Faz bem abrir as janelas
Eu tenho dificuldade em lidar com o novo. A novidade chega e eu a rejeito com meu pessimismo. Com meus argumentos pouquíssimo lógicos. Faço resistência, endureço.
Muitas pessoas ficam excitadas e animadas com as mudanças. Eu, pelo contrário, me entristeço. Desanimo. Retardo até onde posso. O novo me assombra. Eu desconfio até da novidade escancaradamente boa e feliz.
Parece que há em mim uma espécie de busca por uma estabilidade imutável, mesmo quando há algo de bom chegando. É isso que me faz pensar automaticamente “não” ainda que as propostas sejam notoriamente positivas.
Às vezes estabeleço uma porção de diálogos internos. Eles funcionam como uma espécie de tentativa de convencer a mim mesma, por qualquer motivo, a permanecer no conforto do conhecido. Como se nesse conforto residisse qualquer segurança absoluta; qualquer certeza indubitável sobre o que quer que seja.
Pensando bem, as mudanças são promessas. Às vezes positivas, noutras podem parecer como o mito da caixa de Pandora. De dentro da caixa – ou do espaço vacante da novidade, como preferir – podem sair todos os males. Contudo, também é da mesma caixa que sai a esperança. Talvez isso nos ensine alguma coisa sobre como todas as situações têm seu lado bom e ruim.
As mudanças me parecem totalmente desejáveis – na teoria. Na minha imaginação elas tem toda a cor e o sabor daquela liberdade e alegria do recomeço. Na prática, elas me paralisam. Eu não as desejo.
Eu até tento me enganar, especialmente naqueles casos em que me proponho a fazer algo novo com a expectativa de que as velhas portas desemboquem em novos caminhos.
É nessa expectativa que programo viagens. Meu marido – ele me conhece bem – pergunta: “você tem certeza?”. Minto pra mim mesma, “claro, dessa vez vai ser diferente.” É que a nossa imaginação tem a capacidade de deixar tudo mais dourado e promissor.
No fim das contas, permaneço aquele velho hobbit reclamando de todas as dificuldades que estão para além da ponte do Condado. Sonhando com meu café – ou chá; querendo a minha poltrona há anos colocada no mesmo lugar defronte à janela; de onde posso ver as flores cor de rosa que vibram suavemente ao sopro do vento.
Eu gosto mesmo do conhecido. Dos restaurantes em que já decorei o cardápio e dos quais conheço os garçons pelo nome. Das farmácias e supermercados em que sei até a ordem das prateleiras. Dos mesmos lugares, das mesmas pessoas, de tudo aquilo que já faz parte dos meus esquemas.
Mas a vida, ela não cabe nos meus arranjos. A pequena parte controlável dela – e, meu bom Deus, como eu gostaria que essa parte fosse maior – mal cabe nos meus cronogramas.

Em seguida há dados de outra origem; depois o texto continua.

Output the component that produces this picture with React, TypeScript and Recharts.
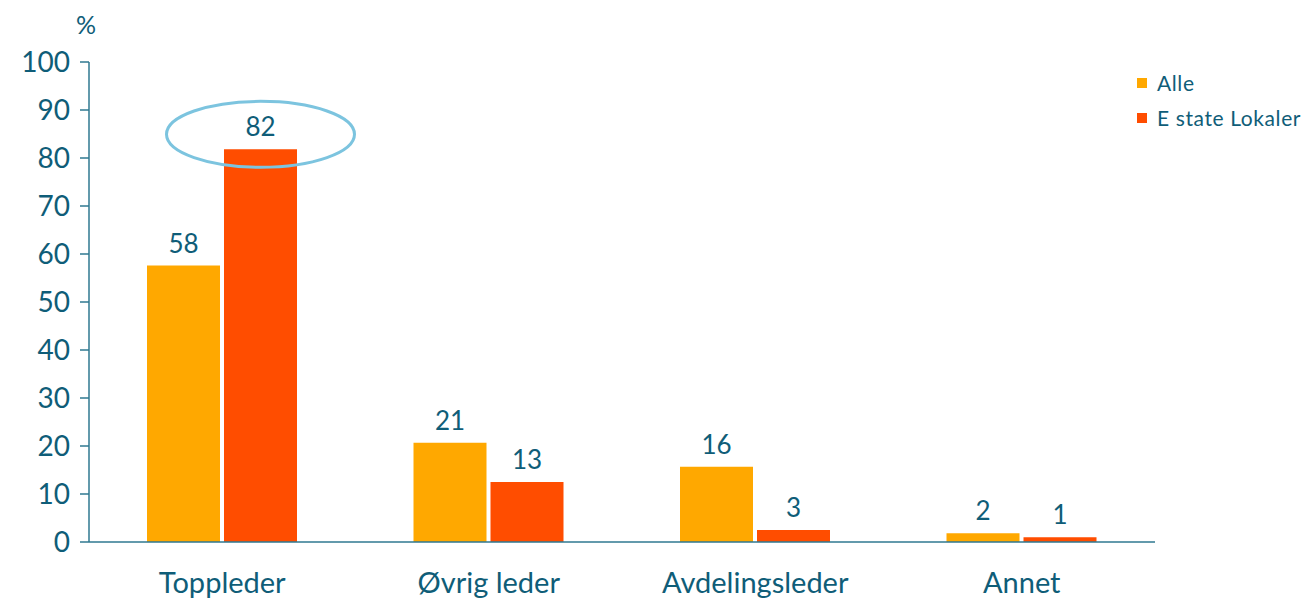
import React from "react";
import { BarChart, Bar, XAxis, YAxis, LabelList } from "recharts";

const categories = ["Toppleder", "Øvrig leder", "Avdelingsleder", "Annet"];
const alleValues = [57.6, 20.7, 15.7, 1.8];
const estateValues = [81.8, 12.5, 2.5, 1.0];
const alleLabels = ["58", "21", "16", "2"];
const estateLabels = ["82", "13", "3", "1"];
const yTicks = [0, 10, 20, 30, 40, 50, 60, 70, 80, 90, 100];
const seriesNames = ["Alle", "E state Lokaler"];
const highlightIndex = 0;

const data = categories.map((c, i) => ({
  name: c,
  alle: alleValues[i],
  estate: estateValues[i],
}));

const TEXT = "#0f5d78";
const AXIS = "#2f7891";
const ORANGE = "#ffa800";
const RED = "#ff4d00";
const FONT = "Lato, 'Open Sans', sans-serif";

const makeLabel = (labels: string[], highlight: boolean) => (props: any) => {
  const { x, y, width, index } = props;
  const cx = x + width / 2;
  const ty = y - 13;
  return (
    <g>
      {highlight && index === highlightIndex && (
        <ellipse cx={cx} cy={ty - 2} rx={94} ry={33} fill="none" stroke="#7cc4df" strokeWidth={3} />
      )}
      <text x={cx} y={ty} textAnchor="middle" fill={TEXT} fontSize={26} fontFamily={FONT}>
        {labels[index]}
      </text>
    </g>
  );
};

export default function App() {
  return (
    <div style={{ position: "absolute", left: 0, top: 0, width: 1309, height: 603, background: "#fff", fontFamily: FONT }}>
      <div style={{ position: "absolute", left: 76, top: 9, fontSize: 25, color: TEXT }}>%</div>
      <div style={{ position: "absolute", left: 1137, top: 65, fontSize: 21, letterSpacing: 0.6, color: TEXT, lineHeight: "35px" }}>
        {seriesNames.map((n, i) => (
          <div key={n} style={{ display: "flex", alignItems: "center" }}>
            <span style={{ display: "inline-block", width: 10, height: 10, background: i === 0 ? ORANGE : RED, marginRight: 10 }} />
            <span>{n}</span>
          </div>
        ))}
      </div>
      <BarChart
        width={1309}
        height={603}
        data={data}
        margin={{ top: 62, right: 154, bottom: 0, left: 0 }}
        barCategoryGap={58}
        barGap={4}
      >
        <YAxis
          width={89}
          domain={[0, 100]}
          ticks={yTicks}
          interval={0}
          tick={{ fill: TEXT, fontSize: 28, fontFamily: FONT }}
          tickSize={9}
          tickMargin={10}
          stroke={AXIS}
          axisLine={{ stroke: AXIS, strokeWidth: 1.5 }}
          tickLine={{ stroke: AXIS, strokeWidth: 1.5 }}
        />
        <XAxis
          dataKey="name"
          height={61}
          tick={{ fill: TEXT, fontSize: 29, fontFamily: FONT }}
          tickLine={false}
          tickSize={0}
          tickMargin={30}
          axisLine={{ stroke: AXIS, strokeWidth: 1.5 }}
        />
        <Bar dataKey="alle" fill={ORANGE} isAnimationActive={false}>
          <LabelList dataKey="alle" content={makeLabel(alleLabels, false)} />
        </Bar>
        <Bar dataKey="estate" fill={RED} isAnimationActive={false}>
          <LabelList dataKey="estate" content={makeLabel(estateLabels, true)} />
        </Bar>
      </BarChart>
    </div>
  );
}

Na verdade, há algo de novo que eu gosto bastante. A mudança ou a novidade que eu mesma proponho. Aquela minuciosamente planejada. Que, inclusive, nunca sai totalmente como o proposto.
Porque a vida, ela se insinua. É uma cotidiana novidade. Ela é a força invisível e providencial que tantas vezes me move a abandonar os meus esquemas. Ela é o impulso que me faz transbordar. Ela é a coragem que me faz abrir as asas.
A mudança, a novidade, o novo, como me custam. Mas já aprendi que, se supero o momento inicial de resistência – popularmente conhecida como pirraça, o novo se acomoda. Toma seu devido lugar, ao seu próprio tempo. E aquilo que incomodava torna-se, então, novamente conhecido.
Não ter controle sobre a vida, que estranho benefício. Se controlássemos todas as coisas, se vivêssemos encaixotados em um único círculo, seria um tolhimento da nossa liberdade; um definhar da nossa humanidade.
No fim das contas, acho que estou convencida, faz bem abrir as janelas da casa, da vida, da alma. Nunca se sabe qual passarinho poderá pousar nela; ou o que se verá lá fora; ou se nos daremos conta de que, no fundo, talvez estivéssemos apenas vivendo no escuro.